LAHORE, Aug 29: Pakistan Sugar Mills Association (PSMA) on Thursday took on Privatization Minister Saleem M. Altaf, who recently accused the body of mismanagement and trying to pass it on to the government by demanding subsidy on export.

“Ironically, the minister has realized the mistakes of PSMA only after joining the government but he failed to point out or correct these problems when he was president of the body,” said a spokesman of the association.

The minister has irked the industry through his recent remarks that PSMA should not expect any rebate on exports when most of its problems stem from its own inefficiency.

“Government’s duty is not limited to safeguarding one player but all three: producer, consumers and growers,” he said and lamented that the minister statement, when taken in this context, seems to be saving no one. The government is yet to launch an inquiry into allowing free import of sugar and make the country a dumping ground for other countries.

This has created a glut in the market and now the government was not ready to let the industry export the sugar at its own cost. The government was only required to collect money from the millers at a fixed rate and subsidize export.

The minister’s remarks that industry should hold buffer stocks for the government also does not fit the bill; the government should itself buy and stock sugar for emergency.

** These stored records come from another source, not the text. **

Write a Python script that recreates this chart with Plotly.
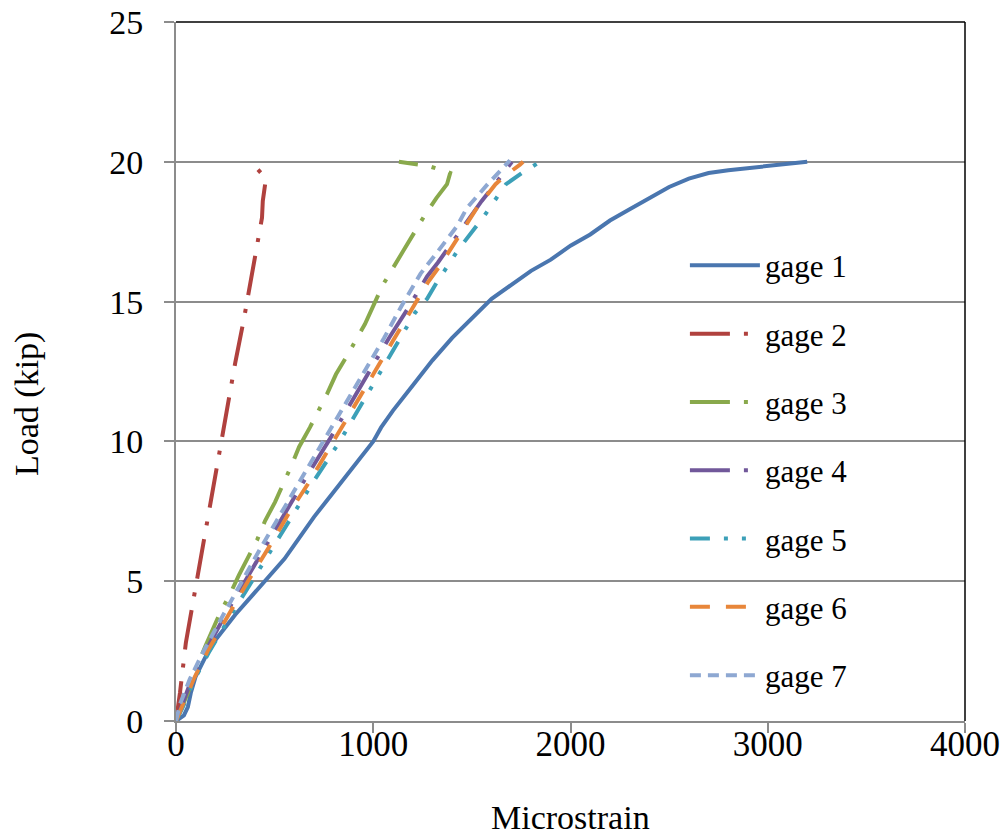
import plotly.graph_objects as go

# ---- data ----
g1_x = [0, 40, 60, 75, 100, 150, 200, 300, 400, 450, 550, 600, 700, 800, 900, 1000, 1040, 1100, 1200, 1300, 1400, 1500, 1600, 1700, 1800, 1900, 2000, 2100, 2200, 2300, 2400, 2500, 2600, 2700, 2800, 3000, 3200]
g1_y = [0, 0.2, 0.5, 1.0, 1.6, 2.3, 2.9, 3.8, 4.6, 5.0, 5.8, 6.3, 7.3, 8.2, 9.1, 10.0, 10.5, 11.1, 12.0, 12.9, 13.7, 14.4, 15.1, 15.6, 16.1, 16.5, 17.0, 17.4, 17.9, 18.3, 18.7, 19.1, 19.4, 19.6, 19.7, 19.85, 20.0]

g2_x = [0, 20, 50, 100, 150, 190, 230, 250, 300, 345, 380, 420, 436, 440, 448, 456, 380]
g2_y = [0, 1.0, 2.8, 4.8, 6.9, 8.6, 10.2, 10.9, 12.8, 14.4, 15.8, 17.2, 18.0, 18.6, 19.0, 19.4, 20.0]

g3_x = [0, 60, 106, 147, 223, 274, 319, 411, 451, 502, 583, 624, 679, 766, 811, 862, 958, 1004, 1049, 1151, 1207, 1262, 1320, 1374, 1390, 1280, 1130]
g3_y = [0, 1.0, 1.93, 2.65, 3.86, 4.54, 5.22, 6.47, 7.15, 7.83, 9.1, 9.8, 10.5, 11.7, 12.4, 13.0, 14.2, 14.9, 15.6, 16.8, 17.45, 18.1, 18.7, 19.2, 19.6, 19.85, 20.0]

g4_x = [0, 30, 80, 150, 250, 350, 450, 550, 650, 781, 880, 980, 1080, 1171, 1273, 1328, 1450, 1550, 1650, 1703]
g4_y = [0, 0.6, 1.5, 2.5, 3.8, 5.0, 6.2, 7.4, 8.6, 10.1, 11.3, 12.5, 13.7, 14.7, 15.9, 16.4, 17.6, 18.6, 19.5, 20.0]

g5_x = [0, 35, 95, 170, 280, 385, 490, 590, 700, 830, 930, 1030, 1130, 1212, 1273, 1323, 1389, 1430, 1556, 1617, 1673, 1754, 1835, 1845]
g5_y = [0, 0.5, 1.5, 2.5, 3.8, 5.0, 6.2, 7.4, 8.6, 10.0, 11.2, 12.4, 13.6, 14.6, 15.1, 15.7, 16.4, 16.85, 18.0, 18.6, 19.2, 19.6, 19.95, 20.0]

g6_x = [0, 30, 90, 160, 265, 365, 470, 570, 680, 800, 900, 1000, 1100, 1200, 1278, 1340, 1430, 1530, 1620, 1668, 1744, 1760]
g6_y = [0, 0.5, 1.5, 2.5, 3.8, 5.0, 6.2, 7.4, 8.6, 10.0, 11.2, 12.4, 13.6, 14.8, 15.7, 16.3, 17.3, 18.4, 19.2, 19.5, 19.9, 20.0]

g7_x = [0, 20, 70, 140, 240, 334, 430, 530, 630, 755, 855, 955, 1055, 1140, 1240, 1328, 1425, 1475, 1580, 1693]
g7_y = [0, 0.6, 1.5, 2.5, 3.8, 5.0, 6.2, 7.4, 8.6, 10.1, 11.3, 12.5, 13.7, 14.8, 16.0, 16.8, 17.7, 18.35, 19.2, 20.05]

names = ["gage 1", "gage 2", "gage 3", "gage 4", "gage 5", "gage 6", "gage 7"]
xs = [g1_x, g2_x, g3_x, g4_x, g5_x, g6_x, g7_x]
ys = [g1_y, g2_y, g3_y, g4_y, g5_y, g6_y, g7_y]

x_ticks = [0, 1000, 2000, 3000, 4000]
y_ticks = [0, 5, 10, 15, 20, 25]

x_title = "Microstrain"
y_title = "Load (kip)"

colors = ["#4A76AF", "#B0413E", "#89A94C", "#71589A", "#3CA0B8", "#E8863A", "#8EA8D2"]
dashes = ["solid", "40px,14px,4px,14px", "40px,14px,4px,14px", "40px,14px,4px,14px",
          "20px,14px,4px,14px,4px,14px", "20px,16px", "11px,7px"]

FONT = "Liberation Serif, Times New Roman, serif"
GRAY = "#8C8C8C"

fig = go.Figure()
for i in range(7):
    fig.add_trace(go.Scatter(
        x=xs[i], y=ys[i], name=names[i], mode="lines",
        legendgroup=names[i],
        line=dict(color=colors[i], width=4, dash=dashes[i]),
    ))

fig.update_layout(
    width=1008, height=839,
    margin=dict(l=176, r=43, t=22, b=118, autoexpand=False),
    paper_bgcolor="white", plot_bgcolor="white",
    font=dict(family=FONT, size=34, color="black"),
    showlegend=True,
    legend=dict(
        x=0.645, y=0.69, xanchor="left", yanchor="top",
        bgcolor="rgba(0,0,0,0)", font=dict(family=FONT, size=31, color="black"),
        tracegroupgap=25, itemwidth=70,
    ),
    xaxis=dict(
        range=[0, 4000], tickvals=x_ticks, ticktext=[str(v) for v in x_ticks],
        showgrid=False, zeroline=False, automargin=False,
        showline=True, linecolor=GRAY, linewidth=2,
        ticks="outside", ticklen=10, tickwidth=2, tickcolor=GRAY,
        tickfont=dict(family=FONT, size=35), ticklabelstandoff=-19,
        ticklabeloverflow="allow",
    ),
    yaxis=dict(
        range=[0, 25], tickvals=y_ticks, ticktext=[str(v) for v in y_ticks],
        showgrid=True, gridcolor=GRAY, gridwidth=1.5,
        zeroline=False, automargin=False,
        showline=True, linecolor=GRAY, linewidth=2,
        ticks="outside", ticklen=10, tickwidth=2, tickcolor=GRAY,
        tickfont=dict(family=FONT, size=34), ticklabelstandoff=14,
        ticklabeloverflow="allow",
    ),
    annotations=[
        dict(text=x_title, xref="paper", yref="paper", x=0.5, y=-0.168,
             xanchor="center", yanchor="bottom", showarrow=False,
             font=dict(family=FONT, size=34, color="black")),
        dict(text=y_title, xref="paper", yref="paper", x=-0.188, y=0.453,
             xanchor="center", yanchor="middle", showarrow=False, textangle=-90,
             font=dict(family=FONT, size=34, color="black")),
    ],
)

# top and right black border of plot area
fig.add_shape(type="line", xref="paper", yref="paper", x0=0, x1=1, y0=1, y1=1,
              line=dict(color="black", width=1.5), layer="above")
fig.add_shape(type="line", xref="paper", yref="paper", x0=1, x1=1, y0=0, y1=1,
              line=dict(color="black", width=1.5), layer="above")

fig.write_html(
    "out.html",
    config={"displayModeBar": False},
    post_script="document.body.style.margin='0';document.body.style.overflow='hidden';",
)
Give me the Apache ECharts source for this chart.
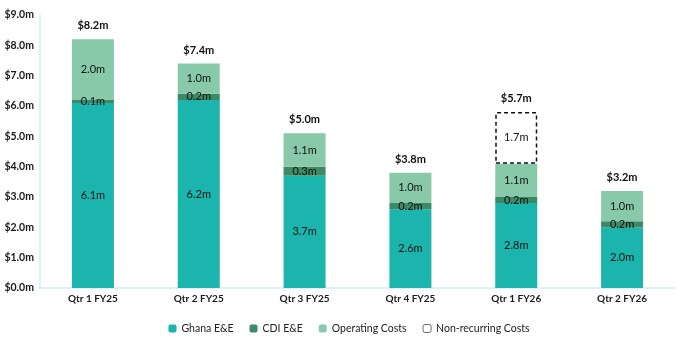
<!DOCTYPE html>
<html><head><meta charset="utf-8">
<script src="https://cdn.jsdelivr.net/npm/echarts@6/dist/echarts.min.js"></script>
<style>html,body{margin:0;padding:0;background:#fff}#c{width:698px;height:349px}</style>
</head><body><div id="c"></div>
<script>
const categories = ['Qtr 1 FY25','Qtr 2 FY25','Qtr 3 FY25','Qtr 4 FY25','Qtr 1 FY26','Qtr 2 FY26'];
const ghana = [6.1, 6.2, 3.7, 2.6, 2.8, 2.0];
const cdi = [0.1, 0.2, 0.3, 0.2, 0.2, 0.2];
const operating = [2.0, 1.0, 1.1, 1.0, 1.1, 1.0];
const nonRecurring = [0, 0, 0, 0, 1.7, 0];
const totals = [8.2, 7.4, 5.0, 3.8, 5.7, 3.2];
const yTicks = [0,1,2,3,4,5,6,7,8,9];

const FONT = 'Lato, "Open Sans", sans-serif';
const chart = echarts.init(document.getElementById('c'));
const segLabel = {show: true, position: 'inside', color: '#111', fontSize: 11, fontFamily: FONT,
  formatter: p => p.value > 0 ? p.value.toFixed(1) + 'm' : ''};
const bw = 42;
const nonRecData = nonRecurring.map(v => v > 0 ? v : {value: v, itemStyle: {borderWidth: 0, color: 'transparent'}});
chart.setOption({
  animation: false,
  textStyle: {fontFamily: FONT},
  grid: {left: 40, right: 23, top: 15, bottom: 61, containLabel: false},
  legend: {
    bottom: 10, left: 'center', itemWidth: 8, itemHeight: 8, itemGap: 16,
    textStyle: {fontSize: 10.5, color: '#222', fontFamily: FONT},
    data: [
      {name: 'Ghana E&E'}, {name: 'CDI E&E'}, {name: 'Operating Costs'},
      {name: 'Non-recurring Costs', itemStyle: {color: '#fff', borderColor: '#667', borderWidth: 1, borderType: 'solid'}}
    ]
  },
  xAxis: {
    type: 'category', data: categories,
    axisLine: {lineStyle: {color: '#d4ecf6', width: 1.5}},
    axisTick: {show: false},
    axisLabel: {fontWeight: 'bold', fontSize: 10, color: '#1a1a1a', margin: 6, fontFamily: FONT}
  },
  yAxis: {
    type: 'value', min: yTicks[0], max: yTicks[yTicks.length-1], interval: 1,
    axisLine: {show: true, lineStyle: {color: '#d4ecf6', width: 1.5}},
    axisTick: {show: false},
    splitLine: {show: false},
    axisLabel: {fontWeight: 'bold', fontSize: 10.5, color: '#1a1a1a', margin: 6, fontFamily: FONT,
      formatter: v => '$' + v.toFixed(1) + 'm'}
  },
  series: [
    {name: 'Ghana E&E', type: 'bar', stack: 's', data: ghana, barWidth: bw, itemStyle: {color: '#1bb5ae'}, label: segLabel},
    {name: 'CDI E&E', type: 'bar', stack: 's', data: cdi, barWidth: bw, itemStyle: {color: '#3c8a67'}, label: segLabel},
    {name: 'Operating Costs', type: 'bar', stack: 's', data: operating, barWidth: bw, itemStyle: {color: '#88c9a9'}, label: segLabel},
    {name: 'Non-recurring Costs', type: 'bar', stack: 's', data: nonRecData, barWidth: bw,
      itemStyle: {color: '#fff', borderColor: '#111', borderWidth: 1.5, borderType: [4, 3]}, label: segLabel},
    {name: 'Total', type: 'bar', stack: 's', data: totals.map(() => 0), barWidth: bw,
      itemStyle: {color: 'transparent', borderWidth: 0},
      label: {show: true, position: 'top', distance: 8, fontWeight: 'bold', fontSize: 11, color: '#111', fontFamily: FONT,
        formatter: p => '$' + totals[p.dataIndex].toFixed(1) + 'm'}}
  ]
});
</script></body></html>
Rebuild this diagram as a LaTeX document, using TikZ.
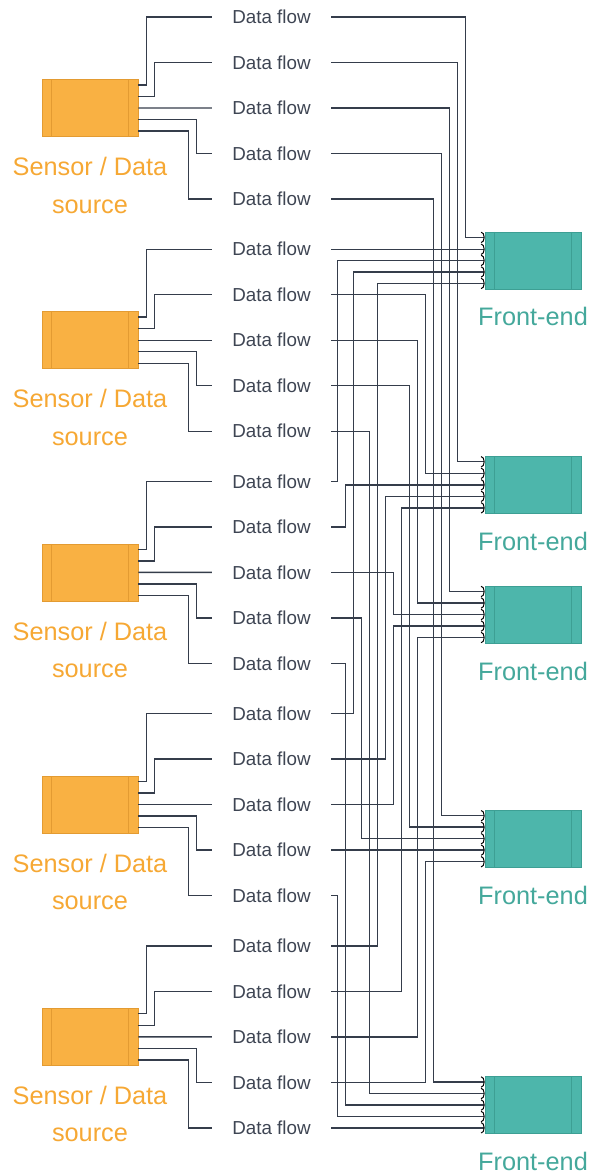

This is tantamount to putting industry under the double jeopardy. The minister would do better to suggest policies for guiding the industry out of crisis rather than laying the blames at the wrong doors.

Meanwhile, a spokesman of the Chamber of Agriculture Punjab also berated the remarks made by the privatization minister maintaining: “The days of subsidies are over and the PSMA should put its own house in order.” The government is subsidizing export of wheat and cotton. What stops it from subsidizing export of sugar especially when the whole crisis is of its own creating, he asked. The industry has been held hostage to surplus sugar which was allowed to come duty-free. Now, when the crisis has hit the roof, the minister has chosen to lecture the industry about the harms of subsidy, he added.